The space above the pivot ball 58 may be dry. The seat for the pivot ball 58 is relatively large in area. This helps to block entry of liquid from the conduit 12 but is not a seal. Furthermore, the pressures within this volume will be substantially equal to the pressure within the conduit 12. In effect, the entire device unctions as a seal in that the presence of the O-rings 21, 42 and the use of magnetic forces through the wall of the closed housing 30 prevent any leakage to atmosphere.

It is believed that the many advantages of this invention will now be apparent to those skilled in the art. It will also be apparent that a number of variations and modifications may be made therein without departing from its spirit and scope. Accordingly, the foregoing description is to be construed as illustrative only, rather than limiting. This invention is limited only by the scope of the following claims.

Claims

1. Apparatus responsive to fluid flow variations within a conduit which comprises:

a housing secured to the conduit about an opening communicating with the interior of the conduit and defining an elongated chamber extending outwardly from said conduit opening in substantially perpendicular relationship to said conduit to terminate at a substantially closed chamber end;

means within said housing for forming a substantially spherical seat adjacent the conduit opening;

a substantially spherical pivot ball rotatably mounted within said spherical seat;

a blade secured to said pivot ball and extending through said opening into said conduit for displacement by fluid flow therethrough to rotate said pivot ball;

a lever having a first end eccentrically secured to said pivot ball and extending through said chamber with a second end positioned within the closed chamber end, whereby said lever is linearly movable along said chamber in response to rotation of said pivot ball; and

means responsive to the position of the second end of said lever for indicating a condition of fluid flow within said conduit.

2. The apparatus of claim 1 wherein said condition indicating means comprises a magnet carried by the second end of the lever within said chamber and a magnet sensing means outside of said chamber.

3. The apparatus of claim 2 wherein the closed chamber end is of substantially non-magnetic material.

4. The apparatus of claim 1 wherein said housing is substantially sealed against the ambient atmosphere.

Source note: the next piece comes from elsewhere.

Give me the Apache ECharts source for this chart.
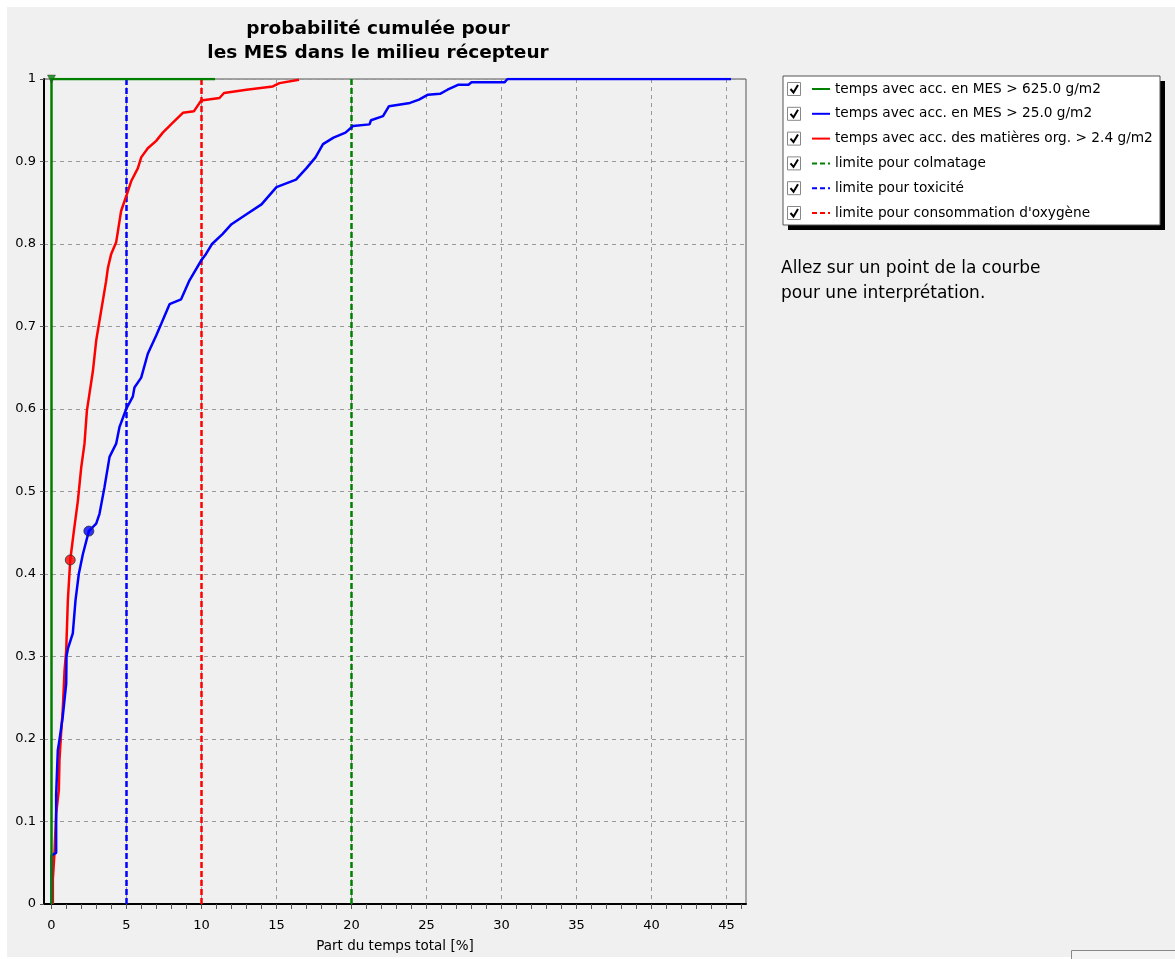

5. The apparatus of claim 1 wherein the spherical seat forming means comprises:

an annular semi-spherical first seat member mounted within said housing, surrounding the conduit opening; and

a substantially tubular liner within said chamber having first and second ends, a first end of said liner defining an annular semi-spherical second seat member abutting said first seat member and enclosing said pivot ball therebetween.

6. The apparatus of claim 5 wherein said first and second semi-spherical seat members are plastic.

7. The apparatus of claim 1 wherein said pivot ball comprises:

first and second substantially hemispherical hollow halves defining therebetween

(a) means for eccentrically securing the first end of said lever, and

(b) a slot in the spherical surface permitting passage of the lever therethrough.

8. The apparatus of claim 1 additionally comprising resilient means interposed between the closed end of said chamber and the second end of said lever.

9. The apparatus of claim 8 wherein said resilient means comprises a spring.

10. The apparatus of claim 9 wherein said resilient means comprises spring force adjusting means.

11. The apparatus of claim 10 wherein the spring force adjusting means comprises a screw.